## Begin The data

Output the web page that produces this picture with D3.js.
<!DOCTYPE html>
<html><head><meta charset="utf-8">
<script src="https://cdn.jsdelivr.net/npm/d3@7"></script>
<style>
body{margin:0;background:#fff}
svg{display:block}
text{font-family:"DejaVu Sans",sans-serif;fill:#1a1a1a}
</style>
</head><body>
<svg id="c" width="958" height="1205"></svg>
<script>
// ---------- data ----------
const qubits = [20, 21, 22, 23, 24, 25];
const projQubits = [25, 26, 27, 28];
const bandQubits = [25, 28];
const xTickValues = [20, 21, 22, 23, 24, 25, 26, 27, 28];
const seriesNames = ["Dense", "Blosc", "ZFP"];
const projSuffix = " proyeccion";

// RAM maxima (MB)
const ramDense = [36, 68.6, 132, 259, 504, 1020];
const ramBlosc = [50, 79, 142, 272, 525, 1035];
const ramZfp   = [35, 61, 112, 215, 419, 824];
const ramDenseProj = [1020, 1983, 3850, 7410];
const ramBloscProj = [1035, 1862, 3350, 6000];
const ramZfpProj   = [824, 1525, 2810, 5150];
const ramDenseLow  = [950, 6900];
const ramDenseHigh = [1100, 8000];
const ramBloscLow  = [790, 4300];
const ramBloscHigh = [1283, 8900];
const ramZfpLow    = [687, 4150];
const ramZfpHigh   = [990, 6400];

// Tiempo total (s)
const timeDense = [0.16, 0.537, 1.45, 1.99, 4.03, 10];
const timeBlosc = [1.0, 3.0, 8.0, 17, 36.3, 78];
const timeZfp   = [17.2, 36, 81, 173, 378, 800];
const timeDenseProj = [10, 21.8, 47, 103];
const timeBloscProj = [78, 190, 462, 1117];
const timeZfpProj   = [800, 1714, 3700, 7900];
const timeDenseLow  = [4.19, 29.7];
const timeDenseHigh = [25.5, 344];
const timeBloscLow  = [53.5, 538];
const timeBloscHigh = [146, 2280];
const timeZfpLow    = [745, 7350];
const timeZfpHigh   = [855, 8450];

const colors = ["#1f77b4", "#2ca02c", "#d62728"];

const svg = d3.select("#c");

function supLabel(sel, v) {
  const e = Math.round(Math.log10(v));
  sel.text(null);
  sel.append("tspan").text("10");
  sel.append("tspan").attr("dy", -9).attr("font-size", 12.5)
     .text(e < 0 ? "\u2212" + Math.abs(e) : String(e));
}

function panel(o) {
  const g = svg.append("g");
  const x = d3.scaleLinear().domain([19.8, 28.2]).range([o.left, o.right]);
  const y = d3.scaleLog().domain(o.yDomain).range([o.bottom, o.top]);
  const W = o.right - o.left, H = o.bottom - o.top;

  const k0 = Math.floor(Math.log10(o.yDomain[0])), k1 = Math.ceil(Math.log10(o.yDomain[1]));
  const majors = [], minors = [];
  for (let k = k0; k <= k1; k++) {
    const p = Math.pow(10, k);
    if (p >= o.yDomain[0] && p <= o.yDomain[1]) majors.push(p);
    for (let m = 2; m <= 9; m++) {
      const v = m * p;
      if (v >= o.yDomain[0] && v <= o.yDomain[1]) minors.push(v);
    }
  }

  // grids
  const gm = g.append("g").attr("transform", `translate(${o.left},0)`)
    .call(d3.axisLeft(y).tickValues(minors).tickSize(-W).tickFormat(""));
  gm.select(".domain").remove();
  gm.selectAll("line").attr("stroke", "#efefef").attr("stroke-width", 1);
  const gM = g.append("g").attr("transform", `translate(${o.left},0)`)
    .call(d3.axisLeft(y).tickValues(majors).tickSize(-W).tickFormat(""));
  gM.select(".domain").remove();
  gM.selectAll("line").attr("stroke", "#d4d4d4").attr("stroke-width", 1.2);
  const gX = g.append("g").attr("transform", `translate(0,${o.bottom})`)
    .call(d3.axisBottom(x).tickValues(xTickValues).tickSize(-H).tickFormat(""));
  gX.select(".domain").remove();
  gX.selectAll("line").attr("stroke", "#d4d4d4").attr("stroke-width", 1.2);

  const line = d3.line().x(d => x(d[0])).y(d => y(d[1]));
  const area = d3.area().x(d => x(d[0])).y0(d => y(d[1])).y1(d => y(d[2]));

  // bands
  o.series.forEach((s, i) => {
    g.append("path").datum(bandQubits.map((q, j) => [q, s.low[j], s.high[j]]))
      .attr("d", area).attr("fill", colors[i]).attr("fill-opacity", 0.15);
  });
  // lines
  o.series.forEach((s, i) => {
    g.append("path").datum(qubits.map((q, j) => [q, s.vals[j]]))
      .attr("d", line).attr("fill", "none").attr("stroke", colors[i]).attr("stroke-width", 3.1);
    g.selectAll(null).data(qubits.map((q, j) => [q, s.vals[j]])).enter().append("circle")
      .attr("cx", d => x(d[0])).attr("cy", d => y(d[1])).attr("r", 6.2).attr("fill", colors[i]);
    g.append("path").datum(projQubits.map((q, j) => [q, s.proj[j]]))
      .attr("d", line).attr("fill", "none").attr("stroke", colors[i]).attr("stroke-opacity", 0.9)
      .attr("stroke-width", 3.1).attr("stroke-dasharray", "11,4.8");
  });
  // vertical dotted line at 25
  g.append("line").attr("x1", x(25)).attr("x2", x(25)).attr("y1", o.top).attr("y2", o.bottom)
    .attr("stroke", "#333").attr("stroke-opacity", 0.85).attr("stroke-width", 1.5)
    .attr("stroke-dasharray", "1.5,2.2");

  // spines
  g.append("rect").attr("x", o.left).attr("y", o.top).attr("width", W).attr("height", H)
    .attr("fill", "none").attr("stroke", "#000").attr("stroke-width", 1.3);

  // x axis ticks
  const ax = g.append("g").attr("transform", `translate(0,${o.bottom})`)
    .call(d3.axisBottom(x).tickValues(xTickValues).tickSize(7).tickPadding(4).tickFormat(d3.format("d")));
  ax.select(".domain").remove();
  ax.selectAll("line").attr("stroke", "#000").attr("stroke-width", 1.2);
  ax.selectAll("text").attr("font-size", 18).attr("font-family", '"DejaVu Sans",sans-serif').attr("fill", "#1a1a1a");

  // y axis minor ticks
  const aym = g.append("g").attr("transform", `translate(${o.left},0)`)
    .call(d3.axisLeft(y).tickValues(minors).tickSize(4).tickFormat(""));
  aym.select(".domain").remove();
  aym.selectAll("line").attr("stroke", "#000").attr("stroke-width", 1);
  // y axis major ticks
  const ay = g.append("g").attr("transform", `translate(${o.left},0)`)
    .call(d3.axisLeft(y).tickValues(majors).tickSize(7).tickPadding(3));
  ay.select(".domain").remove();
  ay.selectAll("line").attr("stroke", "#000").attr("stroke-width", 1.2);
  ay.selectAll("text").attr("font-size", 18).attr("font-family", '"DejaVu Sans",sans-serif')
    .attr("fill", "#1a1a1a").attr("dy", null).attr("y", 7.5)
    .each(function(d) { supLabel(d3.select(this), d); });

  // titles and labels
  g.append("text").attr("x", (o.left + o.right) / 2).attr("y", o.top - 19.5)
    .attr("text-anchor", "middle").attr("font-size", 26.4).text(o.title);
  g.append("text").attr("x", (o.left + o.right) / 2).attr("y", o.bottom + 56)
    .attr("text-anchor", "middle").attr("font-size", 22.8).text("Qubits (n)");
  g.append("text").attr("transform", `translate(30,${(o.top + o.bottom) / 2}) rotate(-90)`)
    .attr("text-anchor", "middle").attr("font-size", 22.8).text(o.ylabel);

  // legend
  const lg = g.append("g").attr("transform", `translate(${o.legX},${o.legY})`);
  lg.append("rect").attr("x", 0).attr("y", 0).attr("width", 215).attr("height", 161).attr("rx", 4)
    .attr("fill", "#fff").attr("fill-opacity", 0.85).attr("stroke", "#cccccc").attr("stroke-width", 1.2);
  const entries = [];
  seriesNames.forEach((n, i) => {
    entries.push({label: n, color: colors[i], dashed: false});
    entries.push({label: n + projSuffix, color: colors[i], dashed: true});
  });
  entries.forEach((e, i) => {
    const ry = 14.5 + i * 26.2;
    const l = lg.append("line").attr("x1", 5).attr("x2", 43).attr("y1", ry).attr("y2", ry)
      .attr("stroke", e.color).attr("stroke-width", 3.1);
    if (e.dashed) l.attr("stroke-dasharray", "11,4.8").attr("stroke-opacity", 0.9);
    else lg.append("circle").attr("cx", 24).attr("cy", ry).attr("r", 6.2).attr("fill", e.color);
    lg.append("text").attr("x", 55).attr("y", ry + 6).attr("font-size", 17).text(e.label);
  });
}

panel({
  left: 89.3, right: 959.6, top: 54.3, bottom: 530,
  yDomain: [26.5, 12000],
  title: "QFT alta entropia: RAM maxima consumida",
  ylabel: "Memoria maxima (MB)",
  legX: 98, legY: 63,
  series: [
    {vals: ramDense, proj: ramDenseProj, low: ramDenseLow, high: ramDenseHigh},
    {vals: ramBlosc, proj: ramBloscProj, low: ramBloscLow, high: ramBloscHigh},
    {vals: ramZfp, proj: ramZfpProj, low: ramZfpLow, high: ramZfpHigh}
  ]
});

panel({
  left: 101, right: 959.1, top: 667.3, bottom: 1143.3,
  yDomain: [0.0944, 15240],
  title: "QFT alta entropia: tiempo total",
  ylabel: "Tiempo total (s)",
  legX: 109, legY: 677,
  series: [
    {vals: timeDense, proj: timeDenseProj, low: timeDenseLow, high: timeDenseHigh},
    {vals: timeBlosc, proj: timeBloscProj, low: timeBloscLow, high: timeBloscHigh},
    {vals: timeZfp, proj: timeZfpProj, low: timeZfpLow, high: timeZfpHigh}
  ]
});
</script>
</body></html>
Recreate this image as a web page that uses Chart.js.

## End The data

## Task
The first line of the records and every line down to the line with "const W = o.right" must be quoted exactly; leave out all else.

## Expected answer
Output the web page that produces this picture with D3.js.
<!DOCTYPE html>
<html><head><meta charset="utf-8">
<script src="https://cdn.jsdelivr.net/npm/d3@7"></script>
<style>
body{margin:0;background:#fff}
svg{display:block}
text{font-family:"DejaVu Sans",sans-serif;fill:#1a1a1a}
</style>
</head><body>
<svg id="c" width="958" height="1205"></svg>
<script>
// ---------- data ----------
const qubits = [20, 21, 22, 23, 24, 25];
const projQubits = [25, 26, 27, 28];
const bandQubits = [25, 28];
const xTickValues = [20, 21, 22, 23, 24, 25, 26, 27, 28];
const seriesNames = ["Dense", "Blosc", "ZFP"];
const projSuffix = " proyeccion";

// RAM maxima (MB)
const ramDense = [36, 68.6, 132, 259, 504, 1020];
const ramBlosc = [50, 79, 142, 272, 525, 1035];
const ramZfp   = [35, 61, 112, 215, 419, 824];
const ramDenseProj = [1020, 1983, 3850, 7410];
const ramBloscProj = [1035, 1862, 3350, 6000];
const ramZfpProj   = [824, 1525, 2810, 5150];
const ramDenseLow  = [950, 6900];
const ramDenseHigh = [1100, 8000];
const ramBloscLow  = [790, 4300];
const ramBloscHigh = [1283, 8900];
const ramZfpLow    = [687, 4150];
const ramZfpHigh   = [990, 6400];

// Tiempo total (s)
const timeDense = [0.16, 0.537, 1.45, 1.99, 4.03, 10];
const timeBlosc = [1.0, 3.0, 8.0, 17, 36.3, 78];
const timeZfp   = [17.2, 36, 81, 173, 378, 800];
const timeDenseProj = [10, 21.8, 47, 103];
const timeBloscProj = [78, 190, 462, 1117];
const timeZfpProj   = [800, 1714, 3700, 7900];
const timeDenseLow  = [4.19, 29.7];
const timeDenseHigh = [25.5, 344];
const timeBloscLow  = [53.5, 538];
const timeBloscHigh = [146, 2280];
const timeZfpLow    = [745, 7350];
const timeZfpHigh   = [855, 8450];

const colors = ["#1f77b4", "#2ca02c", "#d62728"];

const svg = d3.select("#c");

function supLabel(sel, v) {
  const e = Math.round(Math.log10(v));
  sel.text(null);
  sel.append("tspan").text("10");
  sel.append("tspan").attr("dy", -9).attr("font-size", 12.5)
     .text(e < 0 ? "\u2212" + Math.abs(e) : String(e));
}

function panel(o) {
  const g = svg.append("g");
  const x = d3.scaleLinear().domain([19.8, 28.2]).range([o.left, o.right]);
  const y = d3.scaleLog().domain(o.yDomain).range([o.bottom, o.top]);
  const W = o.right - o.left, H = o.bottom - o.top;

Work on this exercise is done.